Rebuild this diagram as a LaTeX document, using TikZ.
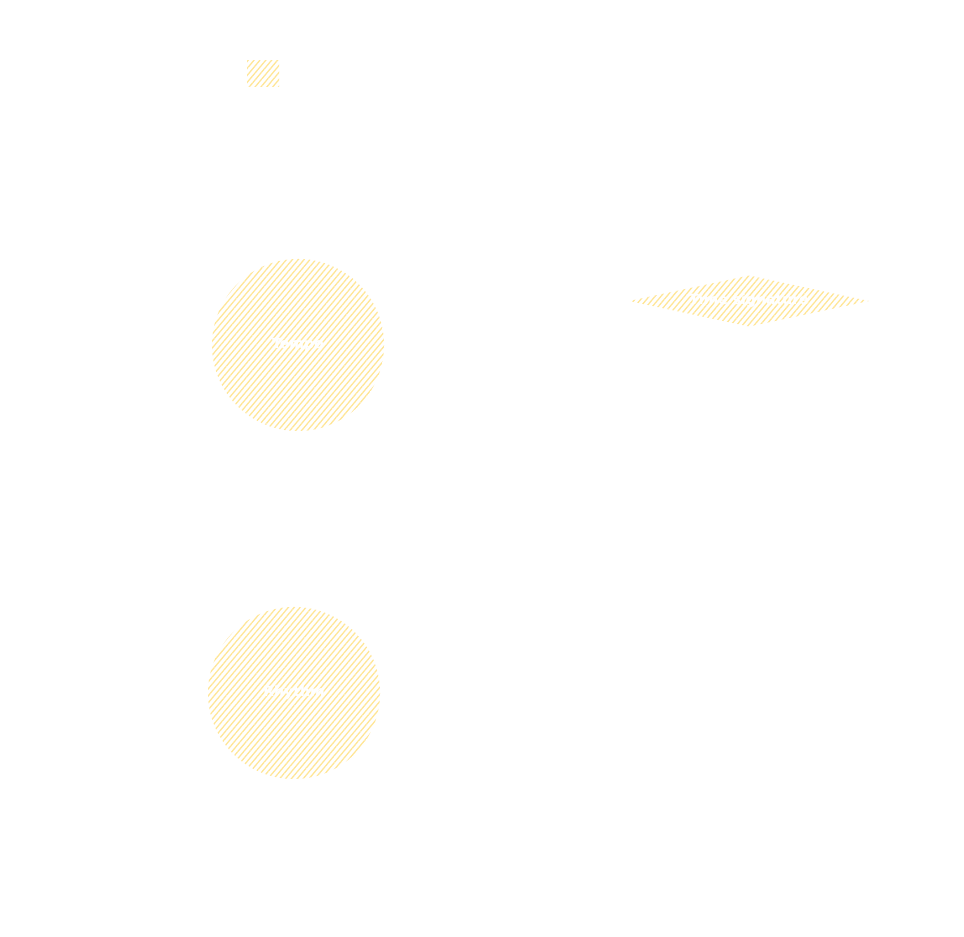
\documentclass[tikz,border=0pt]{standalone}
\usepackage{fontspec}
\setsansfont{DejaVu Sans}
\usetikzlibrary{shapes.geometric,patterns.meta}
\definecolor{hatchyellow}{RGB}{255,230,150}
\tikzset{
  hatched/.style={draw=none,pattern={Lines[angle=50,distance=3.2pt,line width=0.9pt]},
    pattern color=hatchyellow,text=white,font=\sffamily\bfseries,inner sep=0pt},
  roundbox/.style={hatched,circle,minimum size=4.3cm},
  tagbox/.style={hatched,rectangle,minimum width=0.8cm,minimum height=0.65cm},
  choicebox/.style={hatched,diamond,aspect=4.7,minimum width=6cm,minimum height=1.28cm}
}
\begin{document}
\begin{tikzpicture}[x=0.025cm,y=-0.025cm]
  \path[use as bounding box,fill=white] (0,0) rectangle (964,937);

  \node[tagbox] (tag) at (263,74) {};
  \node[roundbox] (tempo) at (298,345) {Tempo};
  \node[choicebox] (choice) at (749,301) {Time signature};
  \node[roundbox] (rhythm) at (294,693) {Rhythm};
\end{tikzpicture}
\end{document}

- **Written instruction**
Copy every line of the data exactly as written, excluding the pictures.

- **Answer for the task**
Rebuild this diagram as a LaTeX document, using TikZ.
\documentclass[tikz,border=0pt]{standalone}
\usepackage{fontspec}
\setsansfont{DejaVu Sans}
\usetikzlibrary{shapes.geometric,patterns.meta}
\definecolor{hatchyellow}{RGB}{255,230,150}
\tikzset{
  hatched/.style={draw=none,pattern={Lines[angle=50,distance=3.2pt,line width=0.9pt]},
    pattern color=hatchyellow,text=white,font=\sffamily\bfseries,inner sep=0pt},
  roundbox/.style={hatched,circle,minimum size=4.3cm},
  tagbox/.style={hatched,rectangle,minimum width=0.8cm,minimum height=0.65cm},
  choicebox/.style={hatched,diamond,aspect=4.7,minimum width=6cm,minimum height=1.28cm}
}
\begin{document}
\begin{tikzpicture}[x=0.025cm,y=-0.025cm]
  \path[use as bounding box,fill=white] (0,0) rectangle (964,937);

  \node[tagbox] (tag) at (263,74) {};
  \node[roundbox] (tempo) at (298,345) {Tempo};
  \node[choicebox] (choice) at (749,301) {Time signature};
  \node[roundbox] (rhythm) at (294,693) {Rhythm};
\end{tikzpicture}
\end{document}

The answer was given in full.